Guesthouses near the Rynek charge $35-60 per night in winter. Mid-range hotels run $70-110. The town lacks luxury resorts, keeping prices 28% below Kraków’s rates. Restaurants outside the main square serve pierogi for $5 and pork schnitzel for $8.

PKP trains connect Żywiec to Kraków five times daily. The 7:15am departure arrives 9:22am. Return trains run until 8:40pm. Buses offer cheaper alternatives at $8 but take 2.5 hours. Driving via E462 highway covers the distance in 90 minutes.

Winter 2026 brings low-season calm. Hotel occupancy runs 40% versus 85% in Kraków. Castle Park paths stay empty except for locals walking dogs. Avoid July and August when Polish families fill lakeside accommodations.

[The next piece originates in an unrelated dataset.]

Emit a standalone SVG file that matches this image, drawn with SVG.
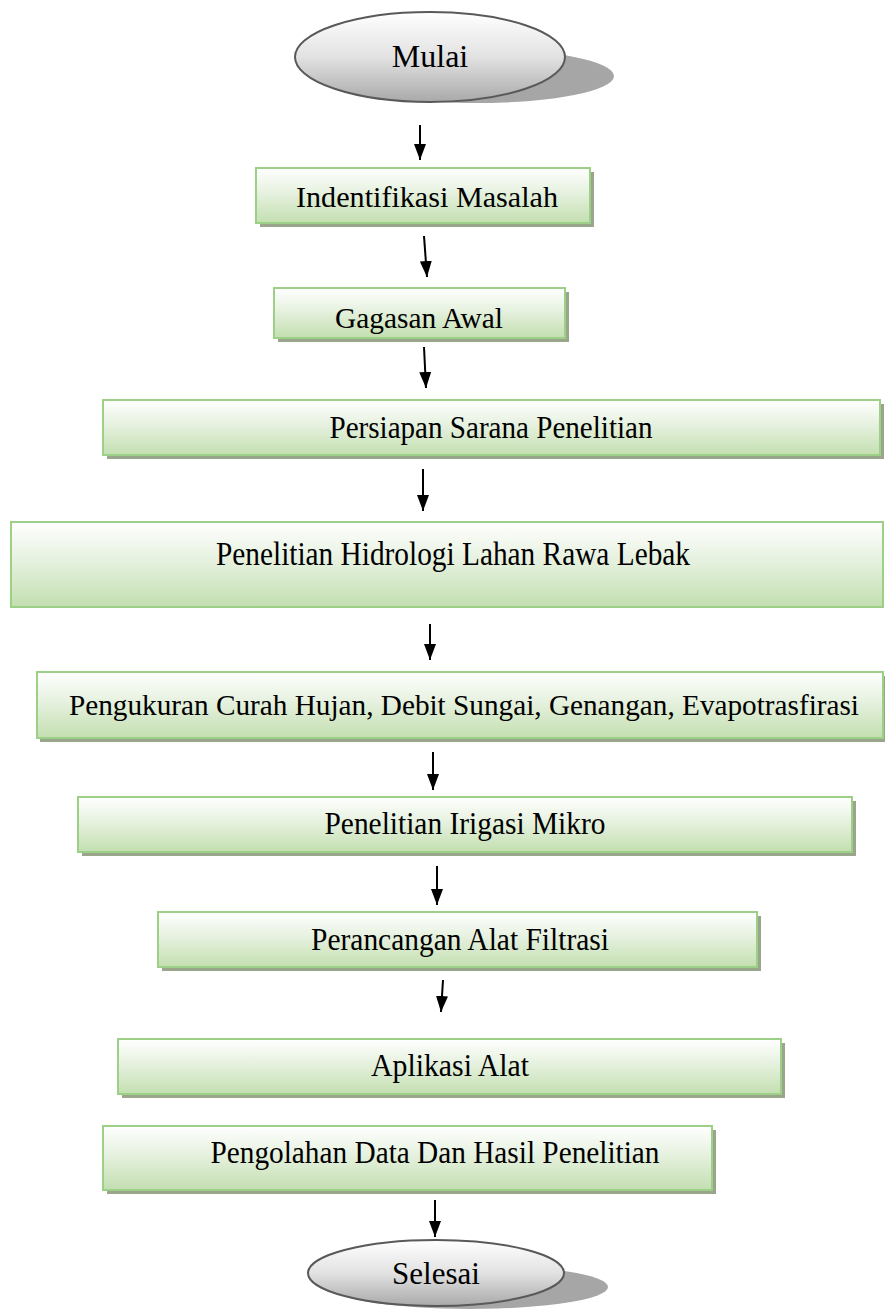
<svg xmlns="http://www.w3.org/2000/svg" width="885" height="1313" viewBox="0 0 885 1313">
<defs>
<linearGradient id="gbox" x1="0" y1="0" x2="0" y2="1">
<stop offset="0" stop-color="#ffffff"/>
<stop offset="0.45" stop-color="#e6f1df"/>
<stop offset="1" stop-color="#c3dfb0"/>
</linearGradient>
<linearGradient id="gell" x1="0" y1="0" x2="0" y2="1">
<stop offset="0" stop-color="#ffffff"/>
<stop offset="0.5" stop-color="#e2e2e2"/>
<stop offset="1" stop-color="#a9a9a9"/>
</linearGradient>
<marker id="ah" markerWidth="16" markerHeight="12" refX="16" refY="6" orient="auto" markerUnits="userSpaceOnUse" viewBox="0 0 16 12">
<path d="M0,0 L16,6 L0,12 Z" fill="#000"/>
</marker>
</defs>
<style>
.box{fill:url(#gbox);stroke:#9dd087;stroke-width:2}
.sh{fill:#9aa68c}
.ell{fill:url(#gell);stroke:#595959;stroke-width:2}
.esh{fill:#a6a6a6}
.t{font-family:"Liberation Serif","Times New Roman",serif;fill:#000;text-anchor:middle}
.arr{stroke:#000;stroke-width:2;fill:none;marker-end:url(#ah)}
</style>
<rect width="885" height="1313" fill="#ffffff"/>

<g id="connectors">
<line class="arr" x1="420" y1="125" x2="420" y2="160"/>
<line class="arr" x1="424" y1="236" x2="427" y2="277"/>
<line class="arr" x1="424" y1="347" x2="426" y2="388"/>
<line class="arr" x1="423" y1="469" x2="423" y2="511"/>
<line class="arr" x1="430" y1="624" x2="430" y2="660"/>
<line class="arr" x1="433" y1="752" x2="433" y2="790"/>
<line class="arr" x1="437" y1="866" x2="437" y2="905"/>
<line class="arr" x1="443" y1="980" x2="441" y2="1012"/>
<line class="arr" x1="435" y1="1200" x2="435" y2="1237"/>
</g>

<g id="n-mulai">
<ellipse class="esh" cx="478" cy="76" rx="136" ry="27"/>
<ellipse class="ell" cx="430" cy="57" rx="135" ry="45"/>
<text class="t" x="430" y="67" font-size="32">Mulai</text>
</g>

<g id="n-identifikasi">
<rect class="sh" x="260" y="172" width="334" height="55"/>
<rect class="box" x="256" y="168" width="334" height="55"/>
<text class="t" x="427" y="207" font-size="30" textLength="262" lengthAdjust="spacingAndGlyphs">Indentifikasi Masalah</text>
</g>

<g id="n-gagasan">
<rect class="sh" x="278" y="292" width="291" height="50"/>
<rect class="box" x="274" y="288" width="291" height="50"/>
<text class="t" x="419" y="328" font-size="29" textLength="168" lengthAdjust="spacingAndGlyphs">Gagasan Awal</text>
</g>

<g id="n-persiapan">
<rect class="sh" x="107" y="404" width="777" height="55"/>
<rect class="box" x="103" y="400" width="777" height="55"/>
<text class="t" x="491" y="438" font-size="32" textLength="323" lengthAdjust="spacingAndGlyphs">Persiapan Sarana Penelitian</text>
</g>

<g id="n-hidrologi">
<rect class="box" x="11" y="522" width="872" height="85"/>
<text class="t" x="453" y="565" font-size="33" textLength="474" lengthAdjust="spacingAndGlyphs">Penelitian Hidrologi Lahan Rawa Lebak</text>
</g>

<g id="n-pengukuran">
<rect class="sh" x="40" y="676" width="845" height="66"/>
<rect class="box" x="37" y="672" width="846" height="66"/>
<text class="t" x="464" y="715" font-size="29.5" textLength="790" lengthAdjust="spacingAndGlyphs">Pengukuran Curah Hujan, Debit Sungai, Genangan, Evapotrasfirasi</text>
</g>

<g id="n-irigasi">
<rect class="sh" x="82" y="801" width="774" height="55"/>
<rect class="box" x="78" y="797" width="774" height="55"/>
<text class="t" x="465" y="834" font-size="32" textLength="281" lengthAdjust="spacingAndGlyphs">Penelitian Irigasi Mikro</text>
</g>

<g id="n-perancangan">
<rect class="sh" x="162" y="916" width="599" height="55"/>
<rect class="box" x="158" y="912" width="599" height="55"/>
<text class="t" x="460" y="950" font-size="32" textLength="298" lengthAdjust="spacingAndGlyphs">Perancangan Alat Filtrasi</text>
</g>

<g id="n-aplikasi">
<rect class="sh" x="122" y="1043" width="663" height="55"/>
<rect class="box" x="118" y="1039" width="663" height="55"/>
<text class="t" x="450" y="1076" font-size="31" textLength="158" lengthAdjust="spacingAndGlyphs">Aplikasi Alat</text>
</g>

<g id="n-pengolahan">
<rect class="sh" x="107" y="1130" width="609" height="64"/>
<rect class="box" x="103" y="1126" width="609" height="64"/>
<text class="t" x="435" y="1163" font-size="31" textLength="449" lengthAdjust="spacingAndGlyphs">Pengolahan Data Dan Hasil Penelitian</text>
</g>

<g id="n-selesai">
<ellipse class="esh" cx="470" cy="1287" rx="138" ry="22"/>
<ellipse class="ell" cx="436" cy="1273" rx="128" ry="33"/>
<text class="t" x="436" y="1284" font-size="31">Selesai</text>
</g>
</svg>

Your questions about Żywiec answered

When should I visit Żywiec

January through March offers snow activities with minimal crowds. The Beskidy trails become snowshoeing routes while Kraków’s tourism peaks. Late September through October brings golden foliage and stable weather. Summer (June-August) sees higher prices and more Polish tourists at Żywiec Lake.

How does Żywiec compare to Zakopane

Zakopane draws 3 million annual visitors to the Tatra Mountains. Ski lift tickets cost $35-50 daily. Hotels charge $90-180 in winter. Żywiec offers quieter Beskidy access at half the price with authentic highlander culture instead of resort commercialization. The trade-off: fewer amenities and lower peaks.

What makes Żywiec worth visiting

The town preserves working Polish mountain culture 62 miles from Kraków’s tourist saturation. Habsburg architecture stands intact without entrance fees to photograph it. Daily costs run $60-90 versus $110-160 in Kraków. The Beskidy trails stay empty while providing genuine alpine scenery at accessible elevations.

Evening settles over Castle Park. Snow falls on silent ponds where no one queues for photos. The brewery museum closes at 6pm. A highlander meal at the corner restaurant costs $11. The 8:40pm train back to Kraków still has empty seats.